Non è da questo che procede e si legittima il terrorismo? Non è per questo che siamo tutti chiamati a raccolta nella guerra contro il terrorismo? Non è a questo che serve il terrorismo? Polemizzando con un gruppo di ex brigatisti detenuti che si accusavano non solo delle loro colpe politiche e morali, ma del fatto stesso di aver abbandonato la sfera della pura interiorità morale per accedere alla regione intrinsecamente fallace del politico, Franco Fortini replicava: «Che cosa sia poi quell’uomo, quell’essere umano di cui parlate, quando a quello sia tolta la dimensione dell’azione comune per la solidarietà, la giustizia, la libertà e l’uguaglianza, non riesco davvero a immaginarmelo. Cos’è un uomo ridotto alla mera dimensione dell’interiorità morale? Ho dalla mia, per non nominare i massimi cristiani, Marx, Nietzsche, Freud e Sartre. Essi mi rassicurano. Deve trattarsi di una canaglia. O di una vittima.
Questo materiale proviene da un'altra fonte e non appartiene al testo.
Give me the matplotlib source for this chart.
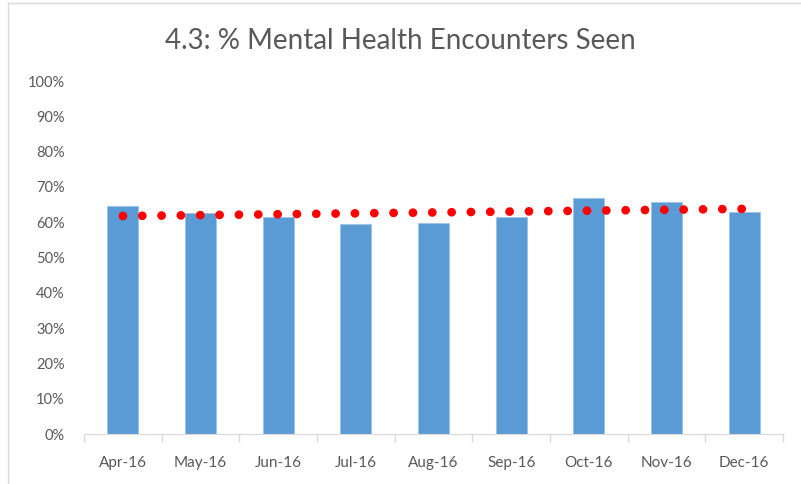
import matplotlib.pyplot as plt
import numpy as np
from matplotlib.lines import Line2D
from matplotlib.ticker import PercentFormatter

plt.rcParams["font.family"] = ["Lato", "DejaVu Sans"]

months = ["Apr-16", "May-16", "Jun-16", "Jul-16", "Aug-16",
          "Sep-16", "Oct-16", "Nov-16", "Dec-16"]
seen_pct = [64.7, 62.5, 61.5, 59.4, 59.9, 61.5, 66.8, 65.6, 63.0]
y_ticks = [0, 10, 20, 30, 40, 50, 60, 70, 80, 90, 100]

text_col = "#595959"
bar_col = "#5b9bd5"

fig = plt.figure(figsize=(8.01, 4.84), dpi=100)
ax = fig.add_axes([0.1049, 0.1033, 0.8727, 0.7293])

x = np.arange(len(months))
vals = np.array(seen_pct) / 100
ax.bar(x, vals, width=0.4, color=bar_col, edgecolor="#9dc3e6", linewidth=0.6, zorder=2)

# linear trendline like Excel's
slope, icpt = np.polyfit(x, vals, 1)
ax.plot(x, slope * x + icpt, color="#ff0000", linestyle=(0, (0.01, 2.2)),
        linewidth=6.3, dash_capstyle="round", zorder=3)

ax.set_xlim(-0.5, len(months) - 0.5)
ax.set_ylim(0, 1)
ax.set_yticks(np.array(y_ticks) / 100)
ax.yaxis.set_major_formatter(PercentFormatter(1.0, decimals=0))

ax.set_xticks(x)
ax.set_xticklabels(months)
ax.set_xticks(np.arange(-0.5, len(months)), minor=True)
ax.tick_params(axis="x", which="major", length=0, pad=16, labelsize=11, labelcolor=text_col)
ax.tick_params(axis="x", which="minor", length=6, color="#d9d9d9", width=1)
ax.tick_params(axis="y", length=0, pad=14, labelsize=10.5, labelcolor=text_col)

for side in ["top", "right", "left"]:
    ax.spines[side].set_visible(False)
ax.spines["bottom"].set_color("#d9d9d9")

fig.text(0.5, 0.915, "4.3: % Mental Health Encounters Seen", ha="center", va="center",
         fontsize=20, color=text_col)

# chart border (left and top edges visible)
fig.add_artist(Line2D([8 / 801, 8 / 801], [0, 1 - 3 / 484], color="#d9d9d9", lw=1))
fig.add_artist(Line2D([8 / 801, 1], [1 - 3 / 484, 1 - 3 / 484], color="#d9d9d9", lw=1))

fig.savefig("out.png", dpi=100)
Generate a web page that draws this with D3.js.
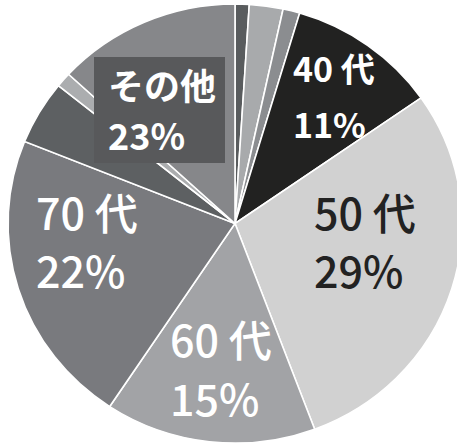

E che cosa vogliono infatti da noi i custodi della eticità di stato, se non fare di noi delle canaglie o delle vittime?». Che come pietra di paragone dell’agire umano si scelgano la pura interiorità o la nuda vita da una parte, il terrorista dall’altra, è il risultato ultimo della morale e della metafisica segretamente privativa che soggiace all’individualismo proprietario. È il segno incancellabile del suo difetto di fondazione: dove il soggetto manca, la canaglia e la vittima puntellano, offrendo alla sua incompiutezza un supplemento d’origine che lo metta al riparo dalla sua responsabilità verso il futuro.

Nessuna profanazione della macchina mitologica del terrorismo, dunque, che non si accompagni a una critica della vittima. Un lavoro, quest’ultimo, ancora tutto da fare. Sarà per la prossima volta.